Leave out every picture, then transcribe the rest of the listing exactly.

::::::::::

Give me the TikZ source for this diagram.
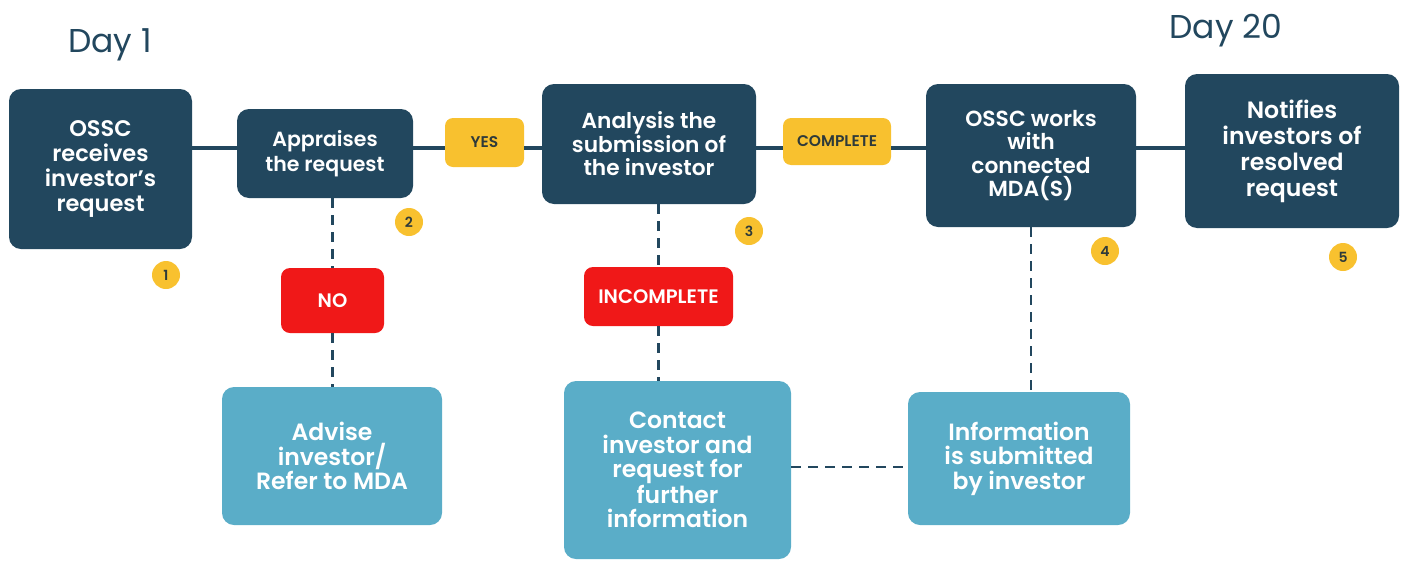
\documentclass[tikz,border=0pt]{standalone}
\usepackage{fontspec}
\setmainfont{Poppins}[UprightFont=*-Regular,BoldFont=*-SemiBold]
\definecolor{navy}{HTML}{22475E}
\definecolor{sky}{HTML}{5AADC8}
\definecolor{amber}{HTML}{F8C12F}
\definecolor{alert}{HTML}{F01818}
\definecolor{ink}{HTML}{2E3A3A}
\newcommand{\fs}[2]{\fontsize{#1}{#2}\selectfont}
\tikzset{
  darkbox/.style={fill=navy, rounded corners=12pt, text=white, align=center, inner sep=0pt},
  lightbox/.style={fill=sky, rounded corners=12pt, text=white, font=\bfseries\fs{23.5}{24.5}, align=center, inner sep=0pt},
  tagyes/.style={fill=amber, rounded corners=8pt, text=ink, font=\bfseries\fs{15.5}{15.5}, inner sep=0pt},
  tagno/.style={fill=alert, rounded corners=9pt, text=white, font=\bfseries\fs{19.5}{19.5}, inner sep=0pt},
  badge/.style={circle, fill=amber, text=ink, minimum size=28pt, inner sep=0pt, font=\bfseries\fs{14}{14}},
  flow/.style={draw=navy, line width=3.5pt},
  branch/.style={draw=navy, line width=2.2pt, dash pattern=on 10pt off 7pt},
  daylabel/.style={text=navy, font=\fs{33}{33}}
}
\begin{document}
\begin{tikzpicture}[x=1pt,y=-1pt]
\useasboundingbox (0,0) rectangle (1402,560);

% main steps
\node[darkbox, font=\bfseries\fs{22.5}{25}, minimum width=183pt, minimum height=160pt] (s1) at (100.5,169) {OSSC\\receives\\investor’s\\request};
\node[darkbox, font=\bfseries\fs{20.5}{24.5}, minimum width=176pt, minimum height=89pt] (s2) at (325,153.5) {Appraises\\the request};
\node[darkbox, font=\bfseries\fs{21.7}{23.5}, minimum width=214pt, minimum height=120pt] (s3) at (649,144) {Analysis the\\submission of\\the investor};
\node[darkbox, font=\bfseries\fs{21.8}{23.5}, minimum width=210pt, minimum height=143pt] (s4) at (1031,155.5) {OSSC works\\with\\connected\\MDA(S)};
\node[darkbox, font=\bfseries\fs{23.6}{26}, minimum width=214pt, minimum height=154pt] (s5) at (1292,151) {Notifies\\investors of\\resolved\\request};

% decision tags
\node[tagyes, minimum width=79pt, minimum height=49pt] (yes) at (484.5,142.5) {YES};
\node[tagyes, minimum width=108pt, minimum height=47pt] (complete) at (837,141.5) {COMPLETE};
\node[tagno, minimum width=103pt, minimum height=65pt] (no) at (332.5,300.5) {NO};
\node[tagno, minimum width=149pt, minimum height=59pt] (incomplete) at (658.5,296.5) {INCOMPLETE};

% side outcomes
\node[lightbox, minimum width=220pt, minimum height=138pt] (advise) at (332,456) {Advise\\investor/\\Refer to MDA};
\node[lightbox, minimum width=227pt, minimum height=178pt] (contact) at (677.5,470) {Contact\\investor and\\request for\\further\\information};
\node[lightbox, minimum width=222pt, minimum height=133pt] (info) at (1019,458.5) {Information\\is submitted\\by investor};

% day markers
\node[daylabel] (d1) at (110,45) {Day 1};
\node[daylabel] (d20) at (1226,31) {Day 20};

% step numbers
\node[badge] (n1) at (166,275) {1};
\node[badge] (n2) at (409,222) {2};
\node[badge] (n3) at (749,231) {3};
\node[badge] (n4) at (1105,251) {4};
\node[badge] (n5) at (1343,257) {5};

% main flow
\draw[flow] (s1.east |- 0,148) -- (s2.west |- 0,148);
\draw[flow] (s2.east |- 0,148) -- (yes.west |- 0,148);
\draw[flow] (yes.east |- 0,148) -- (s3.west |- 0,148);
\draw[flow] (s3.east |- 0,148) -- (complete.west |- 0,148);
\draw[flow] (complete.east |- 0,148) -- (s4.west |- 0,148);
\draw[flow] (s4.east |- 0,148) -- (s5.west |- 0,148);

% branches
\draw[branch] (s2.south -| no.north) -- (no.north);
\draw[branch] (no.south) -- (advise.north -| no.south);
\draw[branch] (s3.south -| incomplete.north) -- (incomplete.north);
\draw[branch] (incomplete.south) -- (contact.north -| incomplete.south);
\draw[branch] (s4.south) -- (info.north -| s4.south);
\draw[branch] (contact.east |- 0,467) -- (info.west |- 0,467);
\end{tikzpicture}
\end{document}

::::::::::

§ EXPECTED ANSWER
Give me the TikZ source for this diagram.
\documentclass[tikz,border=0pt]{standalone}
\usepackage{fontspec}
\setmainfont{Poppins}[UprightFont=*-Regular,BoldFont=*-SemiBold]
\definecolor{navy}{HTML}{22475E}
\definecolor{sky}{HTML}{5AADC8}
\definecolor{amber}{HTML}{F8C12F}
\definecolor{alert}{HTML}{F01818}
\definecolor{ink}{HTML}{2E3A3A}
\newcommand{\fs}[2]{\fontsize{#1}{#2}\selectfont}
\tikzset{
  darkbox/.style={fill=navy, rounded corners=12pt, text=white, align=center, inner sep=0pt},
  lightbox/.style={fill=sky, rounded corners=12pt, text=white, font=\bfseries\fs{23.5}{24.5}, align=center, inner sep=0pt},
  tagyes/.style={fill=amber, rounded corners=8pt, text=ink, font=\bfseries\fs{15.5}{15.5}, inner sep=0pt},
  tagno/.style={fill=alert, rounded corners=9pt, text=white, font=\bfseries\fs{19.5}{19.5}, inner sep=0pt},
  badge/.style={circle, fill=amber, text=ink, minimum size=28pt, inner sep=0pt, font=\bfseries\fs{14}{14}},
  flow/.style={draw=navy, line width=3.5pt},
  branch/.style={draw=navy, line width=2.2pt, dash pattern=on 10pt off 7pt},
  daylabel/.style={text=navy, font=\fs{33}{33}}
}
\begin{document}
\begin{tikzpicture}[x=1pt,y=-1pt]
\useasboundingbox (0,0) rectangle (1402,560);

% main steps
\node[darkbox, font=\bfseries\fs{22.5}{25}, minimum width=183pt, minimum height=160pt] (s1) at (100.5,169) {OSSC\\receives\\investor’s\\request};
\node[darkbox, font=\bfseries\fs{20.5}{24.5}, minimum width=176pt, minimum height=89pt] (s2) at (325,153.5) {Appraises\\the request};
\node[darkbox, font=\bfseries\fs{21.7}{23.5}, minimum width=214pt, minimum height=120pt] (s3) at (649,144) {Analysis the\\submission of\\the investor};
\node[darkbox, font=\bfseries\fs{21.8}{23.5}, minimum width=210pt, minimum height=143pt] (s4) at (1031,155.5) {OSSC works\\with\\connected\\MDA(S)};
\node[darkbox, font=\bfseries\fs{23.6}{26}, minimum width=214pt, minimum height=154pt] (s5) at (1292,151) {Notifies\\investors of\\resolved\\request};

% decision tags
\node[tagyes, minimum width=79pt, minimum height=49pt] (yes) at (484.5,142.5) {YES};
\node[tagyes, minimum width=108pt, minimum height=47pt] (complete) at (837,141.5) {COMPLETE};
\node[tagno, minimum width=103pt, minimum height=65pt] (no) at (332.5,300.5) {NO};
\node[tagno, minimum width=149pt, minimum height=59pt] (incomplete) at (658.5,296.5) {INCOMPLETE};

% side outcomes
\node[lightbox, minimum width=220pt, minimum height=138pt] (advise) at (332,456) {Advise\\investor/\\Refer to MDA};
\node[lightbox, minimum width=227pt, minimum height=178pt] (contact) at (677.5,470) {Contact\\investor and\\request for\\further\\information};
\node[lightbox, minimum width=222pt, minimum height=133pt] (info) at (1019,458.5) {Information\\is submitted\\by investor};

% day markers
\node[daylabel] (d1) at (110,45) {Day 1};
\node[daylabel] (d20) at (1226,31) {Day 20};

% step numbers
\node[badge] (n1) at (166,275) {1};
\node[badge] (n2) at (409,222) {2};
\node[badge] (n3) at (749,231) {3};
\node[badge] (n4) at (1105,251) {4};
\node[badge] (n5) at (1343,257) {5};

% main flow
\draw[flow] (s1.east |- 0,148) -- (s2.west |- 0,148);
\draw[flow] (s2.east |- 0,148) -- (yes.west |- 0,148);
\draw[flow] (yes.east |- 0,148) -- (s3.west |- 0,148);
\draw[flow] (s3.east |- 0,148) -- (complete.west |- 0,148);
\draw[flow] (complete.east |- 0,148) -- (s4.west |- 0,148);
\draw[flow] (s4.east |- 0,148) -- (s5.west |- 0,148);

% branches
\draw[branch] (s2.south -| no.north) -- (no.north);
\draw[branch] (no.south) -- (advise.north -| no.south);
\draw[branch] (s3.south -| incomplete.north) -- (incomplete.north);
\draw[branch] (incomplete.south) -- (contact.north -| incomplete.south);
\draw[branch] (s4.south) -- (info.north -| s4.south);
\draw[branch] (contact.east |- 0,467) -- (info.west |- 0,467);
\end{tikzpicture}
\end{document}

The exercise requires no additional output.